Objection 1: It would seem that Christ did not acquire His judiciary power by His merits. For judiciary power flows from the royal dignity: according to Prov. 20:8: "The king that sitteth on the throne of judgment, scattereth away all evil with his look." But it was without merits that Christ acquired royal power, for it is His due as God's Only-begotten Son: thus it is written (Lk. 1:32): "The Lord God shall give unto Him the throne of David His father, and He shall reign in the house of Jacob for ever." Therefore Christ did not obtain judiciary power by His merits.

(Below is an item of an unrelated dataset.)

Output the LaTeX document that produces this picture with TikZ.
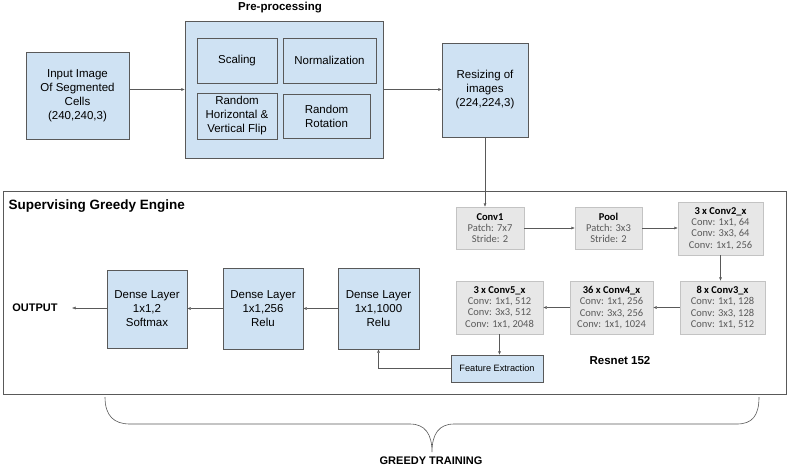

Objection 2: Further, as stated above (A[2]), judiciary power is Christ's due inasmuch as He is our Head. But the grace of headship does not belong to Christ by reason of merit, but follows the personal union of the Divine and human natures: according to Jn. 1:14, 16: "We saw His glory . . . as of the Only-Begotten of the Father, full of grace and truth . . . and of His fulness we all have received": and this pertains to the notion of headship. Consequently, it seems that Christ did not have judiciary power from merits.

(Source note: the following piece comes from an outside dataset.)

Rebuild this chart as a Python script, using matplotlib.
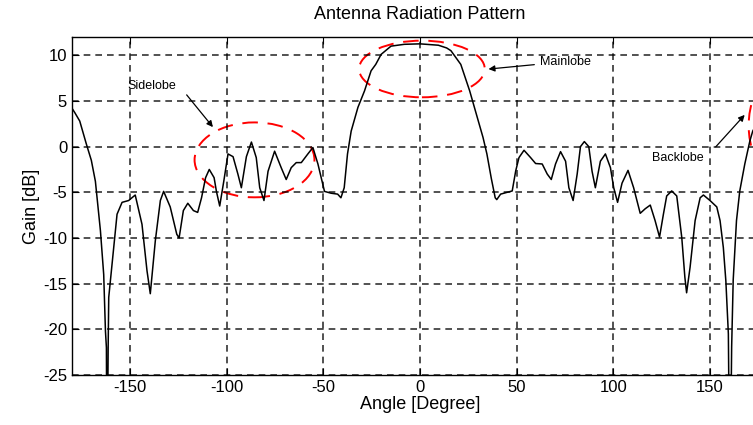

Objection 3: Further, the Apostle says (1 Cor. 2:15): "The spiritual man judgeth all things." But a man becomes spiritual through grace, which is not from merits; otherwise it is "no more grace," as is said in Rom. 11:6. Therefore it seems that judiciary power belongs neither to Christ nor to others from any merits, but from grace alone.

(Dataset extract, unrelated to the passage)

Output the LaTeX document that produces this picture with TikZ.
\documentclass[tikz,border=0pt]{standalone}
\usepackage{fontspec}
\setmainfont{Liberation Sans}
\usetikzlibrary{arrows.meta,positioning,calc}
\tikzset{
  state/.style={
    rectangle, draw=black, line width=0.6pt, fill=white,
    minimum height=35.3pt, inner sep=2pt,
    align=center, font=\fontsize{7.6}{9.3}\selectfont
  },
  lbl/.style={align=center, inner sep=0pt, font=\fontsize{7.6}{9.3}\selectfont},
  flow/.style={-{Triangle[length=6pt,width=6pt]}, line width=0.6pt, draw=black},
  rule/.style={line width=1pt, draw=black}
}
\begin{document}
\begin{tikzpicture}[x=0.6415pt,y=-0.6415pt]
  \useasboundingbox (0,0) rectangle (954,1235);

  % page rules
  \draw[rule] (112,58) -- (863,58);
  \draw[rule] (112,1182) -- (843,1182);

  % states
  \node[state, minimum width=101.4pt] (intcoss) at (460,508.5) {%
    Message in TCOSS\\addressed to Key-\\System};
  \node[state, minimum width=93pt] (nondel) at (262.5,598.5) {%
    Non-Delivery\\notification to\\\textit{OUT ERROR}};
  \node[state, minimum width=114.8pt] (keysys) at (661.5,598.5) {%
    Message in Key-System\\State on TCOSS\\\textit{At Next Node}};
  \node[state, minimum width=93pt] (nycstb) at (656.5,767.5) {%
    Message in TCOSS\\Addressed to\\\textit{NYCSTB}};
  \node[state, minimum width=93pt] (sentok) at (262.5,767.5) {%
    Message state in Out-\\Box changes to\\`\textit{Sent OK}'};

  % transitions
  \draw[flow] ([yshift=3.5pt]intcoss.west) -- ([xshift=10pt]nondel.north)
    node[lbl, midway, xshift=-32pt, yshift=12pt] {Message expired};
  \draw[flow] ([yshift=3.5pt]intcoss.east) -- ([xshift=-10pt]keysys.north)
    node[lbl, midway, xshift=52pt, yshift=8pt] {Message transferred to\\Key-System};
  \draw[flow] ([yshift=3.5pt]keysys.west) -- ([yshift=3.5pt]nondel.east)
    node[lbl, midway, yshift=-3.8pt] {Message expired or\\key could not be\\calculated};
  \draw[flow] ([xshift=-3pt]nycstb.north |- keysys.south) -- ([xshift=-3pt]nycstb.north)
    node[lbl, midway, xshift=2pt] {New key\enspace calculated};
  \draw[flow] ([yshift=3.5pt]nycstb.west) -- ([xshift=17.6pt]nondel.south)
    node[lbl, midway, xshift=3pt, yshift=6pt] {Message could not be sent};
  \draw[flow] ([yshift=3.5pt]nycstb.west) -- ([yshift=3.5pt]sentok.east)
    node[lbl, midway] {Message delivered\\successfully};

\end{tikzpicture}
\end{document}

On the contrary, It is written (Job 36:17): "Thy cause hath been judged as that of the wicked, cause and judgment thou shalt recover." And Augustine says (Serm. cxxvii): "The Judge shall sit, who stood before a judge; He shall condemn the truly wicked, who Himself was falsely reputed wicked."

I answer that, There is nothing to hinder one and the same thing from being due to some one from various causes: as the glory of the body in rising was due to Christ not only as befitting His Godhead and His soul's glory, but likewise "from the merit of the lowliness of His Passion" [*Cf. Augustine, Tract. civ in Joan.]. And in the same way it must be said that judiciary power belongs to the Man Christ on account of both His Divine personality, and the dignity of His headship, and the fulness of His habitual grace: and yet He obtained it from merit, so that, in accordance with the Divine justice, He should be judge who fought for God's justice, and conquered, and was unjustly condemned. Hence He Himself says (Apoc. 3:21): "I have overcome and am set down in My Father's throne [Vulg.: 'with My Father in His throne']." Now judiciary power is understood by "throne," according to Ps. 9:5: "Thou hast sat on the throne, who judgest justice."

Reply to Objection 1: This argument holds good of judiciary power according as it is due to Christ by reason of the union with the Word of God.

Reply to Objection 2: This argument is based on the ground of His grace as Head.

Reply to Objection 3: This argument holds good in regard to habitual grace, which perfects Christ's soul. But although judiciary power be Christ's due in these ways, it is not hindered from being His due from merit.